A panel discusses population health during a pre-assembly community benefit program June 11. From left are panel moderator Fr. Michael Rozier, SJ, and panelists William Snyder, Dr. Samuel L. Ross, Tracy Neary and Corinne Francis.
Photo by Jerry Naunheim Jr./© CHA
To succeed in this environment, community benefit practitioners must be strategic, communicative, collaborative and flexible, according to panelists at "When Populations Become the Patient," a session at a community benefit program here before the Catholic Health Assembly. Panelists were Corinne Francis, system vice president, mission integration and community benefit for CHRISTUS Health; Tracy Neary, regional vice president for mission integration, St. Vincent Healthcare, which is part of SCL Health; Dr. Samuel L. Ross, chief executive, Bon Secours Baltimore Health System; and William Snyder, system vice president, external affairs for Presence Health.
The group discussed that treating populations of people requires health care facilities to become adept at addressing the social determinants of health, or the environmental and socioeconomic factors that can hinder people's ability to achieve and sustain optimal health.
But, said Snyder, the U.S. health and social services system is "unbelievably complex," and it is extremely difficult to organize hospital and community resources to respond to people's socioeconomic needs. There is a perpetual lack of time and funding for hospitals and other responding organizations to do such work, said Francis. There are always other priorities competing for hospital leaders' attention, said Ross. And, there's not always the needed sense of urgency among health care and community leaders to address social determinants of health, said Neary.
Though the Affordable Care Act provided incentives and a framework for addressing social determinants, it has been difficult for providers to determine how best to do so.
The panelists said to overcome such challenges, hospitals and other health care providers need to reframe how they view social determinants, recognizing that addressing them is central to care delivery, not an aside, said Ross.
All panelists said partnerships are essential to getting at the social determinants of health. It's important to broker relationships with organizations that are not the "usual suspects," said Francis. For example, ministry providers can partner with city councils that can address environmental health factors, including air quality and chemicals that affect ground water quality and sustainability. Working with community partners could uncover new sources of funding for programs that get at social determinants, said Neary. Health care leaders must be able to clearly articulate how addressing social determinants will positively impact stakeholders, including patients, community members, clinicians and business owners, said Ross. For instance, improving community health can make an area more attractive to businesses, which benefit from the productivity and lower health spending of a healthy workforce.

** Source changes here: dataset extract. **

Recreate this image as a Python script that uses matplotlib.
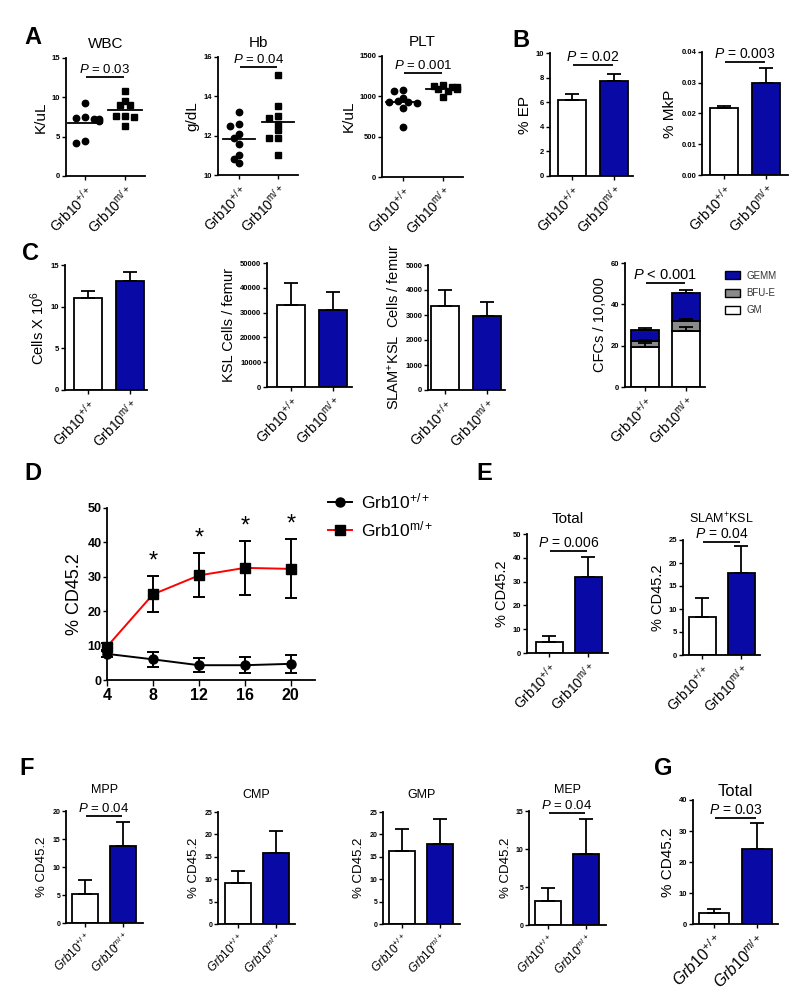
import matplotlib
matplotlib.use('Agg')
import matplotlib.pyplot as plt
from matplotlib.lines import Line2D
from matplotlib.patches import Patch
import numpy as np

plt.rcParams['font.family'] = ['Liberation Sans', 'DejaVu Sans']
plt.rcParams['mathtext.fontset'] = 'custom'
plt.rcParams['mathtext.rm'] = 'Liberation Sans'
plt.rcParams['mathtext.it'] = 'Liberation Sans:italic'
plt.rcParams['mathtext.bf'] = 'Liberation Sans:bold'

# ---------------- data ----------------
groups = [r'Grb10$^{\mathregular{+/+}}$', r'Grb10$^{\mathregular{m/+}}$']
groups_it = [r'$\mathit{Grb10^{+/+}}$', r'$\mathit{Grb10^{m/+}}$']

# Panel A (individual mice)
wbc_wt = [9.3, 7.5, 7.4, 7.3, 7.2, 7.0, 4.5, 4.2]
wbc_mut = [10.8, 9.5, 9.0, 9.0, 7.6, 7.6, 7.5, 6.3]
hb_wt = [13.2, 12.6, 12.5, 12.1, 11.9, 11.6, 11.0, 10.8, 10.6]
hb_mut = [15.1, 13.5, 13.0, 12.9, 12.6, 12.3, 11.9, 11.9, 11.0]
plt_wt = [1080, 1060, 985, 940, 930, 925, 915, 860, 620]
plt_mut = [1140, 1130, 1120, 1110, 1095, 1085, 1070, 990]

# Panel B
ep_mean = [6.2, 7.75]
ep_err = [0.45, 0.55]
mkp_mean = [0.0217, 0.0300]
mkp_err = [0.0007, 0.0048]

# Panel C
cells_mean = [11.0, 13.1]
cells_err = [0.9, 1.1]
ksl_mean = [33000, 31000]
ksl_err = [8800, 7300]
slam_mean = [3340, 2940]
slam_err = [660, 580]
cfc_gm = [19.5, 27.0]
cfc_gm_err = [1.7, 2.2]
cfc_bfu = [2.8, 5.0]
cfc_bfu_err = [0.5, 0.8]
cfc_gemm = [5.3, 13.5]
cfc_gemm_err = [1.0, 1.5]
cfc_names = ['GEMM', 'BFU-E', 'GM']

# Panel D
weeks = [4, 8, 12, 16, 20]
d_wt = [7.6, 6.0, 4.3, 4.3, 4.7]
d_wt_err = [1.0, 2.1, 2.0, 2.4, 2.6]
d_mut = [9.7, 24.9, 30.4, 32.6, 32.3]
d_mut_err = [1.2, 5.2, 6.4, 7.8, 8.6]

# Panel E
e_total = [4.6, 32.0]
e_total_err = [2.6, 8.4]
e_slam = [8.2, 17.9]
e_slam_err = [4.2, 5.7]

# Panel F
mpp = [5.2, 13.7]
mpp_err = [2.4, 4.4]
cmp_ = [9.2, 15.8]
cmp_err = [2.7, 5.0]
gmp = [16.3, 17.9]
gmp_err = [4.8, 5.5]
mep = [3.1, 9.4]
mep_err = [1.8, 4.6]

# Panel G
g_total = [3.5, 24.2]
g_total_err = [1.2, 8.4]

# ---------------- layout helpers ----------------
W, H = 800, 996
BLUE = '#0909a6'
LW = 1.3

fig = plt.figure(figsize=(W / 100, H / 100), dpi=100)


def px_axes(x0, ytop, x1, ybot):
    return fig.add_axes([x0 / W, 1 - ybot / H, (x1 - x0) / W, (ybot - ytop) / H])


def style(ax, yticks, ylim, ylabel, ysize=11, tsize=5.5, fmt=None, labelpad=3):
    for s in ['top', 'right']:
        ax.spines[s].set_visible(False)
    for s in ['left', 'bottom']:
        ax.spines[s].set_linewidth(LW)
    ax.set_ylim(*ylim)
    ax.set_yticks(yticks)
    if fmt:
        ax.set_yticklabels([fmt.format(v) for v in yticks])
    ax.tick_params(axis='y', length=3, width=1.0, pad=1, labelsize=tsize)
    ax.tick_params(axis='x', length=3, width=1.0, pad=2)
    for lab in ax.get_yticklabels():
        lab.set_fontweight('bold')
    ax.set_ylabel(ylabel, fontsize=ysize, labelpad=labelpad)


def set_cats(ax, x0, x1, c0, c1, labels, size=10):
    s = c1 - c0
    ax.set_xlim((x0 - c0) / s, (x1 - c0) / s)
    ax.set_xticks([0, 1])
    ax.set_xticklabels(labels, rotation=45, ha='right', rotation_mode='anchor', fontsize=size)
    return s


def sig(ax, y, text, size=9.5):
    ax.plot([0.03, 0.97], [y, y], color='black', lw=LW, clip_on=False, solid_capstyle='butt')
    ax.annotate(text, (0.5, y), xytext=(0, 0.8), textcoords='offset points',
                ha='center', va='bottom', fontsize=size, annotation_clip=False)


def bar_panel(box, cents, bw, vals, errs, ylim, yticks, ylabel, labels=groups,
              lsize=10, ysize=11, tsize=5.5, fmt=None, labelpad=3):
    x0, ytop, x1, ybot = box
    ax = px_axes(*box)
    s = set_cats(ax, x0, x1, cents[0], cents[1], labels, lsize)
    xs = np.arange(len(vals))
    ax.bar(xs, vals, width=bw / s, color=['white', BLUE], edgecolor='black',
           linewidth=LW, zorder=2)
    ax.errorbar(xs, vals, yerr=[np.zeros(len(errs)), errs], fmt='none', ecolor='black',
                elinewidth=LW, capsize=5, capthick=LW, zorder=3, clip_on=False)
    style(ax, yticks, ylim, ylabel, ysize, tsize, fmt, labelpad)
    return ax


def swarm(values, i, px_per_y, px_per_x, diam=5.6, step=4.6):
    placed = []
    cand = [0, -1, 1, -2, 2, -3, 3]
    order = np.argsort(values)[::-1]
    out = np.zeros(len(values))
    for k in order:
        ypx = values[k] * px_per_y
        for c in cand:
            xpx = c * step
            if all((xpx - a) ** 2 + (ypx - b) ** 2 >= diam ** 2 for a, b in placed):
                break
        placed.append((xpx, ypx))
        out[k] = i + xpx / px_per_x
    return out


def scatter_panel(box, cents, wt, mut, ylim, yticks, ylabel, title, pline, ptext):
    x0, ytop, x1, ybot = box
    ax = px_axes(*box)
    s = set_cats(ax, x0, x1, cents[0], cents[1], groups, 10)
    py = (ybot - ytop) / (ylim[1] - ylim[0])
    for i, (vals, m) in enumerate([(wt, 'o'), (mut, 's')]):
        xs = swarm(np.array(vals, float), i, py, s)
        ax.plot(xs, vals, linestyle='none', marker=m, color='black', ms=4.6, clip_on=False)
        mv = np.mean(vals)
        ax.plot([i - 0.42, i + 0.42], [mv, mv], color='black', lw=LW)
    style(ax, yticks, ylim, ylabel, 11, 5.5)
    ax.set_title(title, fontsize=11, pad=7)
    sig(ax, pline, ptext)
    return ax


# ---------------- Panel A ----------------
scatter_panel((66, 58, 145, 176), (85, 125), wbc_wt, wbc_mut, (0, 15), [0, 5, 10, 15],
              'K/uL', 'WBC', 12.6, r'$P$ = 0.03')
scatter_panel((218, 57, 298, 175), (239, 278), hb_wt, hb_mut, (10, 16), [10, 12, 14, 16],
              'g/dL', 'Hb', 15.5, r'$P$ = 0.04')
scatter_panel((382, 56, 463, 177), (403, 443), plt_wt, plt_mut, (0, 1500), [0, 500, 1000, 1500],
              'K/uL', 'PLT', 1289, r'$P$ = 0.001')

# ---------------- Panel B ----------------
ax = bar_panel((550, 53, 633, 176), (572, 614), 28, ep_mean, ep_err, (0, 10),
               [0, 2, 4, 6, 8, 10], '% EP')
sig(ax, 9.0, r'$P$ = 0.02', 10)
ax = bar_panel((702, 52, 788, 175), (724, 766), 28, mkp_mean, mkp_err, (0, 0.04),
               [0, 0.01, 0.02, 0.03, 0.04], '% MkP', fmt='{:.2f}')
sig(ax, 0.0367, r'$P$ = 0.003', 10)

# ---------------- Panel C ----------------
bar_panel((65, 265, 147, 390), (88, 130), 28, cells_mean, cells_err, (0, 15),
          [0, 5, 10, 15], r'Cells X 10$^{\mathregular{6}}$', ysize=10.5)
bar_panel((267, 263, 352, 387), (291, 333), 28, ksl_mean, ksl_err, (0, 50000),
          list(range(0, 50001, 10000)), 'KSL Cells / femur', ysize=10.5)
bar_panel((428, 265, 505, 390), (445, 487), 28, slam_mean, slam_err, (0, 5000),
          list(range(0, 5001, 1000)), r'SLAM$^{\mathregular{+}}$KSL  Cells / femur', ysize=10.5)

# CFC stacked
box = (625, 263, 705, 387)
axc = px_axes(*box)
s = set_cats(axc, box[0], box[2], 645, 686, groups, 10)
xs = np.arange(2)
bw = 28 / s
gm = np.array(cfc_gm)
bfu = np.array(cfc_bfu)
gemm = np.array(cfc_gemm)
segs = [(gm, np.zeros(2), 'white', cfc_gm_err),
        (bfu, gm, '#8a8a8a', cfc_bfu_err),
        (gemm, gm + bfu, BLUE, cfc_gemm_err)]
for h, b, c, e in segs:
    axc.bar(xs, h, bottom=b, width=bw, color=c, edgecolor='black', linewidth=LW, zorder=2)
for h, b, c, e in segs:
    axc.errorbar(xs, b + h, yerr=[np.zeros(2), e], fmt='none', ecolor='black',
                 elinewidth=LW, capsize=5, capthick=LW, zorder=3)
style(axc, [0, 20, 40, 60], (0, 60), 'CFCs / 10,000', 10.5)
sig(axc, 50.3, r'$P$ < 0.001', 10.5)
handles = [Patch(facecolor=BLUE, edgecolor='black', lw=1.0),
           Patch(facecolor='#8a8a8a', edgecolor='black', lw=1.0),
           Patch(facecolor='white', edgecolor='black', lw=1.0)]
fig.legend(handles, cfc_names, loc='upper left', bbox_to_anchor=(716 / W, 1 - 262 / H),
           frameon=False, fontsize=7, handlelength=1.6, handleheight=0.9,
           labelspacing=0.75, handletextpad=0.6, labelcolor='#333333')

# ---------------- Panel D ----------------
axd = px_axes(107, 508, 315, 680)
axd.errorbar(weeks, d_wt, yerr=d_wt_err, color='black', marker='o', ms=6.5, lw=1.4,
             elinewidth=1.4, capsize=4, capthick=1.4, clip_on=False, zorder=3)
axd.errorbar(weeks, d_mut, yerr=d_mut_err, color='red', ecolor='black', marker='s',
             mfc='black', mec='black', ms=6.5, lw=1.4, elinewidth=1.4, capsize=4,
             capthick=1.4, clip_on=False, zorder=3)
for w, m, e in zip(weeks[1:], d_mut[1:], d_mut_err[1:]):
    axd.text(w, m + e + 4.2, '*', ha='center', va='center', fontsize=17)
axd.set_xlim(4, 22.1)
style(axd, [0, 10, 20, 30, 40, 50], (0, 50), '% CD45.2', 13, 9)
axd.set_xticks(weeks)
axd.tick_params(axis='x', labelsize=11.5, length=4)
for lab in axd.get_xticklabels():
    lab.set_fontweight('bold')
dh = [Line2D([], [], color='black', marker='o', ms=6.5, lw=1.4),
      Line2D([], [], color='red', marker='s', mfc='black', mec='black', ms=6.5, lw=1.4)]
fig.legend(dh, groups, loc='upper left', bbox_to_anchor=(312 / W, 1 - 476 / H),
           frameon=False, fontsize=12.5, handlelength=1.4, labelspacing=0.45,
           handletextpad=0.5)

# ---------------- Panel E ----------------
ax = bar_panel((527, 534, 608, 653), (549, 588), 27, e_total, e_total_err, (0, 50),
               [0, 10, 20, 30, 40, 50], '% CD45.2', ysize=10.5)
ax.set_title('Total', fontsize=11, pad=8)
sig(ax, 42.9, r'$P$ = 0.006', 10)
ax = bar_panel((683, 540, 760, 655), (702, 741), 27, e_slam, e_slam_err, (0, 25),
               [0, 5, 10, 15, 20, 25], '% CD45.2', ysize=10.5)
ax.set_title(r'SLAM$^{\mathregular{+}}$KSL', fontsize=9, pad=12)
sig(ax, 24.6, r'$P$ = 0.04', 10)

# ---------------- Panel F ----------------
fpanels = [((66, 811, 143, 923), (85, 123), mpp, mpp_err, (0, 20), [0, 5, 10, 15, 20], 'MPP', 19.1),
           ((218, 812, 295, 924), (238, 276), cmp_, cmp_err, (0, 25), [0, 5, 10, 15, 20, 25], 'CMP', None),
           ((383, 812, 460, 924), (402, 440), gmp, gmp_err, (0, 25), [0, 5, 10, 15, 20, 25], 'GMP', None),
           ((529, 811, 606, 925), (548, 586), mep, mep_err, (0, 15), [0, 5, 10, 15], 'MEP', 14.7)]
for box, cents, v, e, yl, yt, title, pl in fpanels:
    ax = bar_panel(box, cents, 26, v, e, yl, yt, '% CD45.2', labels=groups_it, lsize=8.5,
                   ysize=9.5, tsize=5)
    ax.set_title(title, fontsize=9, pad=13 if pl else 10)
    if pl:
        sig(ax, pl, r'$P$ = 0.04', 9.5)

# ---------------- Panel G ----------------
ax = bar_panel((693, 800, 778, 924), (714, 757), 30, g_total, g_total_err, (0, 40),
               [0, 10, 20, 30, 40], '% CD45.2', labels=groups_it, lsize=11.5, ysize=11)
ax.set_title('Total', fontsize=12, pad=3)
sig(ax, 34.2, r'$P$ = 0.03', 10)

# ---------------- panel letters ----------------
for letter, x, y in [('A', 24, 37), ('B', 512, 40), ('C', 22, 253), ('D', 24, 473),
                     ('E', 476, 473), ('F', 19, 768), ('G', 654, 768)]:
    fig.text(x / W, 1 - y / H, letter, fontsize=17, fontweight='bold', ha='left', va='center')

fig.savefig('out.png', dpi=100, facecolor='white')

Persistence may be needed to bring community organizations into partnership to address social determinants, said Ross. "You may need to be a flea, nibbling at them."
Health insurance companies can be important partners in this work, noted Snyder. He said they, too, have a vested interest and often a depth of expertise in addressing barriers to care, to bring down health care costs.
Francis said there are exciting opportunities to improve community health, but it will require new ways of working and "being comfortable with being uncomfortable."